[Carl Jung: A projection is a very tangible thing and can be created as a sort of projectile.]
Such things can happen: a projection is a very tangible thing, a sort of semi-substantial thing which forms a load as if it had real weight.
It is exactly as the primitives understand it, a subtle body.
Primitives also the Tibetans and many other peoples-inasmuch as they are aware of such things at all, understand projections as sort of projectiles, and of course they play a role chiefly in their magic.
Primitive sorcerers throw out such projectiles.
There are three monasteries in Tibet mentioned by name by Lama Kagi Dawa-Sandup, the famous Tibetan scholar who worked with John Woodroffe and Evans-Wentz, where
they train people in the art of making projections.
And that term was used by the alchemists for the final performance in the making of the gold.
It was supposed that they projected the red matter-or the tincture or the eternal water-upon lead or silver or quicksilver, and by that act transformed it into gold or into the philosopher’s stone.

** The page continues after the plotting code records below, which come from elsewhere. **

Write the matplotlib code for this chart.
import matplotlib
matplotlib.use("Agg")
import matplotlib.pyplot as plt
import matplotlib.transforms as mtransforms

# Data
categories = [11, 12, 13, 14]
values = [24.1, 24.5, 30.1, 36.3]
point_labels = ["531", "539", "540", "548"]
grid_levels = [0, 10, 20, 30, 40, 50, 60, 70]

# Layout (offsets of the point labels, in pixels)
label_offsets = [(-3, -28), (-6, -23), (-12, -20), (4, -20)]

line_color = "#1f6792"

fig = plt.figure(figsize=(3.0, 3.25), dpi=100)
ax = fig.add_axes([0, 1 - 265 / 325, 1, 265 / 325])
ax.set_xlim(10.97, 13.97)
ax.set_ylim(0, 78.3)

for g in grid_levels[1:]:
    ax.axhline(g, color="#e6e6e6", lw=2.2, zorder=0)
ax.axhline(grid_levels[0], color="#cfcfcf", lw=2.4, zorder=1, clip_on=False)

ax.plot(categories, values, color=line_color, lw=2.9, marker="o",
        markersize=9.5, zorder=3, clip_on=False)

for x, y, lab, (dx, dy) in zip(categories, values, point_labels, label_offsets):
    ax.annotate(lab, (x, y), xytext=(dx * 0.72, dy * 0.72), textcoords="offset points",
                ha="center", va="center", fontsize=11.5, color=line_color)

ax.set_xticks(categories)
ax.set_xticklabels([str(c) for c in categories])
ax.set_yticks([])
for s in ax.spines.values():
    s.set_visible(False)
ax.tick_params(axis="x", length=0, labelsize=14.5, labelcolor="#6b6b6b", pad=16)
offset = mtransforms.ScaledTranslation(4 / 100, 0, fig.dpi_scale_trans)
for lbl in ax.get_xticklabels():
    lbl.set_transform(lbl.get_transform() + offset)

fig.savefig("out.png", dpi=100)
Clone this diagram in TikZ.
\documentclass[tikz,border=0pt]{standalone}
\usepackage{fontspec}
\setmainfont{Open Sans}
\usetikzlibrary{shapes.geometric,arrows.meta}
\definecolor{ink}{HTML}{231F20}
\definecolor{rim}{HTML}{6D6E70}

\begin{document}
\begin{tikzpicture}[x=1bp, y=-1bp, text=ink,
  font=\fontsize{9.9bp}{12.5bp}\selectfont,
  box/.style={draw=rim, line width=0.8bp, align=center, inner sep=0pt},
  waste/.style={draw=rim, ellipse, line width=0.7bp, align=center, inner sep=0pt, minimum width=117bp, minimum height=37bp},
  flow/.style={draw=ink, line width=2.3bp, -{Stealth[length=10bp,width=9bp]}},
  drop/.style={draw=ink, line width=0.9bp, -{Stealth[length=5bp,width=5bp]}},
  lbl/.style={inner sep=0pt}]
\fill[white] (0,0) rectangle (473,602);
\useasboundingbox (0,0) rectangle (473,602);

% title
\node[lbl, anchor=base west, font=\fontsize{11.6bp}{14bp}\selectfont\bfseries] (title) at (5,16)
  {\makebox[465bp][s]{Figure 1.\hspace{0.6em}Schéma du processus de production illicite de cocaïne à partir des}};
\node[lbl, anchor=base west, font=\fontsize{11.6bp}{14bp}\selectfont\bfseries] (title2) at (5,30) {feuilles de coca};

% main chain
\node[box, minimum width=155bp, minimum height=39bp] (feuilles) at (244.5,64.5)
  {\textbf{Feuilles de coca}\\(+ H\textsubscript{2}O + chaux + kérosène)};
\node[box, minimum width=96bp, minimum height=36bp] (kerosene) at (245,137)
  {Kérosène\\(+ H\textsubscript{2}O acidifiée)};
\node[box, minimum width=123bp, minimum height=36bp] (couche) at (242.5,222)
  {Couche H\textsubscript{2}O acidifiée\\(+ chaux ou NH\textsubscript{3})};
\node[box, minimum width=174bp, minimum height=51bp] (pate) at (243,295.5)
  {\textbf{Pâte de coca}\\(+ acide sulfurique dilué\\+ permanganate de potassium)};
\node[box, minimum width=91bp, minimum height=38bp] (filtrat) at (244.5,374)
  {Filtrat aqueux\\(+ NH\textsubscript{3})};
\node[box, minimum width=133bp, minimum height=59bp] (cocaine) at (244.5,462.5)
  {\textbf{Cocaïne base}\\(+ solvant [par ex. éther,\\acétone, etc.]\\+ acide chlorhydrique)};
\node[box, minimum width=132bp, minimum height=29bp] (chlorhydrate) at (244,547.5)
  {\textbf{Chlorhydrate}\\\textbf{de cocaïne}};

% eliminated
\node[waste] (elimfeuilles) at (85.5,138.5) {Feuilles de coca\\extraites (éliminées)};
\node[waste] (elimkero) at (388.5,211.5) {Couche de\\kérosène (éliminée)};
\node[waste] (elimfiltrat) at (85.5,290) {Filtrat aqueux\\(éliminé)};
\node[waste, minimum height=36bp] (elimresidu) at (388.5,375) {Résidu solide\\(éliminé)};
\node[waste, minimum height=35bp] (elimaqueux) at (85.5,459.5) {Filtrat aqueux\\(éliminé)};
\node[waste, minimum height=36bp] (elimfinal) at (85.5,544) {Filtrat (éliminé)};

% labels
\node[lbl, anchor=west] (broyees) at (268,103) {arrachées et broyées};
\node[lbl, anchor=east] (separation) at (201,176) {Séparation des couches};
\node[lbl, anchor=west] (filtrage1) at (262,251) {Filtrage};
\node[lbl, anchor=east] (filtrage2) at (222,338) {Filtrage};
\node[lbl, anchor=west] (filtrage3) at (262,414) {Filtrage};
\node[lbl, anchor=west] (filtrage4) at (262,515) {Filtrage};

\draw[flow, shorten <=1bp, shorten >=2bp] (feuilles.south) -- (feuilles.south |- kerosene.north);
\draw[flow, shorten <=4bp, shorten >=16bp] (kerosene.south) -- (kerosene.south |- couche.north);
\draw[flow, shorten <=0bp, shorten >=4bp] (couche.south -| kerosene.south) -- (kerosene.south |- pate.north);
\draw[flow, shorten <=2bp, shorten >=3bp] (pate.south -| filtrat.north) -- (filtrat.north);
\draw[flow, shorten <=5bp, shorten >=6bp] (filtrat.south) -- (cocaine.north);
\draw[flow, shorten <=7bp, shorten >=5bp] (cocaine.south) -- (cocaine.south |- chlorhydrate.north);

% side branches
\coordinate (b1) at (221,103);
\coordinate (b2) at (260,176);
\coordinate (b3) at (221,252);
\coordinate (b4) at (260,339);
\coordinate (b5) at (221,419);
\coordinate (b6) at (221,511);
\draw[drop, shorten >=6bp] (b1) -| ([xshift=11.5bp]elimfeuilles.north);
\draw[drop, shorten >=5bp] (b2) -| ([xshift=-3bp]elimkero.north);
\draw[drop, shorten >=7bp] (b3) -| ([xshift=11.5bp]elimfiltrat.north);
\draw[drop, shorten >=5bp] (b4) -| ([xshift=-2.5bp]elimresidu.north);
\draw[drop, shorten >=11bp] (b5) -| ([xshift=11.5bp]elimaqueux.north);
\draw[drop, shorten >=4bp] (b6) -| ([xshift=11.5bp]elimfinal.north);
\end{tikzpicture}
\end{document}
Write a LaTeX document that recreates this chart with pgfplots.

It is interesting that they themselves explained the making of the stone as a projection.
That is to say, it is something that is detached from one; you detach something and establish it as an independent existence, put it outside yourself.
Now, that may be quite legitimate inasmuch as it is a matter of objectifying contents; or it may be most illegitimate if it is used for magical purposes, or if it is a simple projection where you get rid of something.
But people are not to be blamed directly for making other people suffer under such projections because they are not conscious of them. ~Carl Jung, Zarathustra Seminar, Pages 1495-1496.